In this thesis we shall study several interesting problems in atmospheric acoustic propagation. Two approaches will be used, both normal mode and ray analyses. We first look at normal mode solutions to the equations of atmospheric acoustics. We obtain the Green's function for a two layered isothermal atmosphere and apply our results to some scattering problems. Transmission and reflection coefficients are obtained and analyzed for several model inhomogeneities of the earth and atmosphere. We next look at a situation where the lower layer of the atmosphere decreases in height. We find that, as the waveguide narrows, propagating modes successively disappear from the waveguide, their energy dissipating into the upper half space. Finally, we employ the geometrical acoustics approximation for a three dimensional atmosphere with a shear flow, and a source on the ground. The discussion includes both the theoretical derivation of the ray equations and the amplitude equation, as well as the numerical solution of the ray equations for a given atmospheric profile.
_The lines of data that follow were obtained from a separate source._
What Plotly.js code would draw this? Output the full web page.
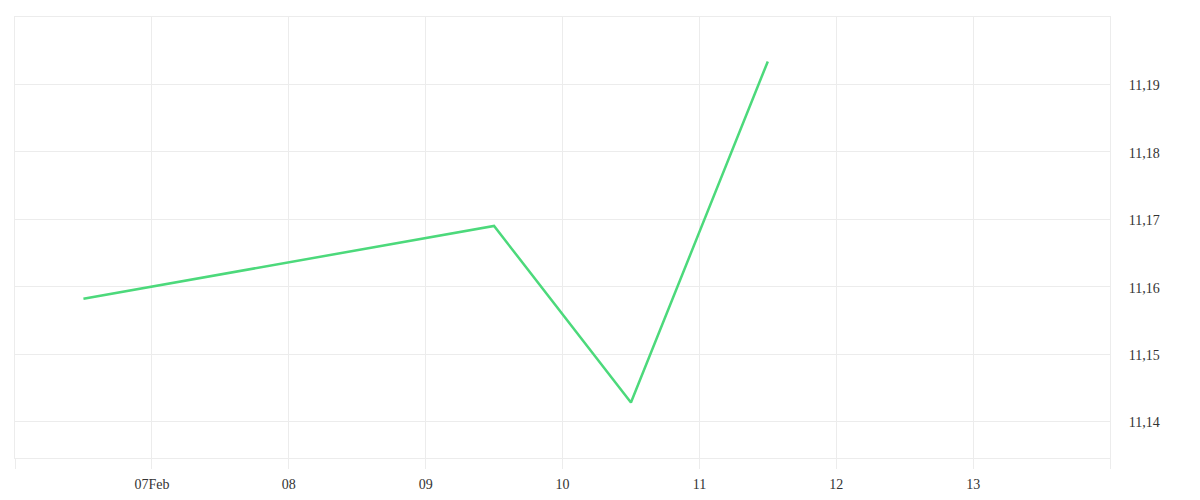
<!DOCTYPE html>
<html>
<head>
<meta charset="utf-8">
<script src="https://cdn.plot.ly/plotly-3.0.1.min.js"></script>
<style>html,body{margin:0;padding:0;background:#fff;}#chart{width:1200px;height:500px;}</style>
</head>
<body>
<div id="chart"></div>
<script>
const dates = ["2015-02-06 12:00", "2015-02-09 12:00", "2015-02-10 12:00", "2015-02-11 12:00"];
const values = [11.1582, 11.1690, 11.1428, 11.1934];
const xTickVals = ["2015-02-06", "2015-02-07", "2015-02-08", "2015-02-09", "2015-02-10", "2015-02-11", "2015-02-12", "2015-02-13", "2015-02-14"];
const xTickText = ["", "07Feb", "08", "09", "10", "11", "12", "13", ""];
const yTickVals = [11.14, 11.15, 11.16, 11.17, 11.18, 11.19];
const yTickText = ["11,14", "11,15", "11,16", "11,17", "11,18", "11,19"];

const gridColor = "#ececec";
const font = {family: "'Liberation Serif', serif", size: 14, color: "#333333"};

Plotly.newPlot("chart", [{
  x: dates, y: values, type: "scatter", mode: "lines",
  line: {color: "#4cd97b", width: 2.5},
  hoverinfo: "skip"
}], {
  width: 1200, height: 500,
  margin: {l: 15, r: 90, t: 17, b: 42, pad: 0},
  paper_bgcolor: "#fff", plot_bgcolor: "#fff",
  showlegend: false,
  font: font,
  xaxis: {
    type: "date",
    range: ["2015-02-06", "2015-02-14"],
    tickmode: "array", tickvals: xTickVals, ticktext: xTickText,
    showgrid: true, gridcolor: gridColor, gridwidth: 1,
    ticks: "outside", ticklen: 10, tickcolor: gridColor, tickwidth: 1,
    ticklabelstandoff: 3,
    showline: true, linecolor: gridColor, mirror: true,
    zeroline: false, tickfont: font, fixedrange: true
  },
  yaxis: {
    side: "right",
    range: [11.13457, 11.2000],
    tickmode: "array", tickvals: yTickVals, ticktext: yTickText,
    showgrid: true, gridcolor: gridColor, gridwidth: 1,
    ticks: "outside", ticklen: 15, tickcolor: "rgba(0,0,0,0)",
    ticklabelshift: 1,
    showline: true, linecolor: gridColor, mirror: true,
    zeroline: false, tickfont: font, fixedrange: true
  }
}, {displayModeBar: false, staticPlot: true});
</script>
</body>
</html>
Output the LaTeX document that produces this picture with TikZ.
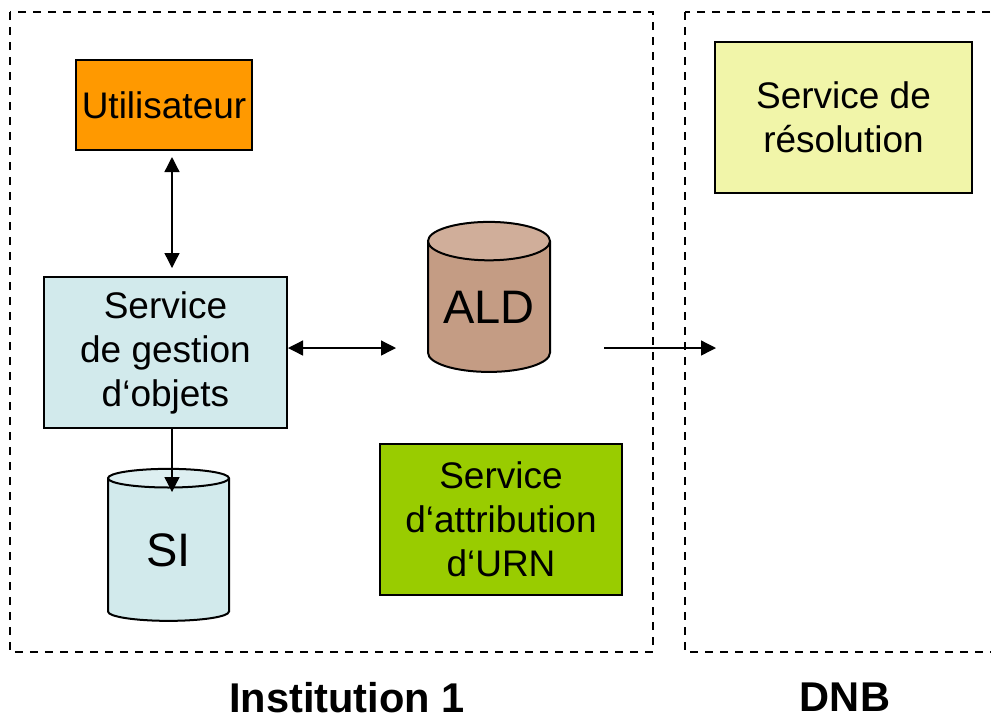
\documentclass[tikz,border=0pt]{standalone}
\usepackage{fontspec}
\setmainfont{Liberation Sans}
\usetikzlibrary{arrows.meta, positioning, shapes.geometric}

\definecolor{userorange}{HTML}{FF9900}
\definecolor{gestblue}{HTML}{D2EAEC}
\definecolor{sitop}{HTML}{DDEFF1}
\definecolor{aldbody}{HTML}{C49C84}
\definecolor{aldtop}{HTML}{D0AE9A}
\definecolor{urngreen}{HTML}{99CC00}
\definecolor{resyellow}{HTML}{F1F5A9}

\tikzset{
  box/.style={draw, line width=1pt, align=center, inner sep=0pt,
    font=\fontsize{18.5}{22}\selectfont},
  store/.style={cylinder, shape border rotate=90, draw, line width=1pt,
    aspect=0.42, inner sep=0pt, cylinder uses custom fill,
    font=\fontsize{23.5}{28}\selectfont},
  conn/.style={line width=0.65pt, -{Triangle[length=7.5pt,width=7.5pt]}},
  twoway/.style={line width=0.65pt,
    {Triangle[length=7.5pt,width=7.5pt]}-{Triangle[length=7.5pt,width=7.5pt]}},
  frame/.style={dash pattern=on 4pt off 3.5pt, line width=0.6pt},
  caption/.style={font=\fontsize{20.8}{24}\selectfont\bfseries, anchor=base, inner sep=0pt}
}

\begin{document}
\begin{tikzpicture}[x=0.5pt,y=-0.5pt]
\useasboundingbox (0,0) rectangle (991,720);
\clip (0,0) rectangle (991,720);
%frames
\draw[frame] (10,12) rectangle (653,652);
\draw[frame] (685,12) rectangle (1000,652);
\node[caption] (inst) at (347,712) {Institution 1};
\node[caption] (dnb) at (845,711) {DNB};
%boxes
\node[box, fill=userorange, minimum width=88pt, minimum height=45pt] (user) at (164,105) {Utilisateur};
\node[box, fill=gestblue, minimum width=121.5pt, minimum height=75.5pt] (gest) at (165.5,352.5) {Service\\de gestion\\d‘objets};
\node[box, fill=urngreen, minimum width=121pt, minimum height=75.5pt] (urn) at (501,519.5) {Service\\d‘attribution\\d‘URN};
\node[box, fill=resyellow, minimum width=128.5pt, minimum height=75.5pt] (res) at (843.5,117.5) {Service de\\résolution};
%databases
\node[store, cylinder body fill=aldbody, cylinder end fill=aldtop, minimum width=61pt, minimum height=75pt] (ald) at (489,307) {ALD};
\node[store, cylinder body fill=gestblue, cylinder end fill=sitop, minimum width=60.5pt, minimum height=76pt] (si) at (168.5,550) {SI};
%arrows
\coordinate (userout) at (172,157);
\coordinate (gestin) at (172,268);
\coordinate (aldin) at (396,348);
\coordinate (aldout) at (604,348);
\coordinate (dnbin) at (716,348);
\coordinate (gestout) at (172,428);
\coordinate (siin) at (172,492);
\draw[twoway] (userout) -- (gestin);
\draw[twoway] (gest.east |- aldin) -- (aldin);
\draw[conn] (aldout) -- (dnbin);
\draw[conn] (gestout) -- (siin);
\end{tikzpicture}
\end{document}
The sound speed profile and the shear flow focus the rays, and caustic surfaces are formed. These can be determined numerically and plotted. A boundary layer analysis is used to find the solution near the caustic. The amplitude near a caustic is found to be greater than the source by a factor of k^{1/6} , where k is the wavenumber. Thus there are regions of intense acoustic pressures which could be easily measured by proper receiver location in an actual experiment.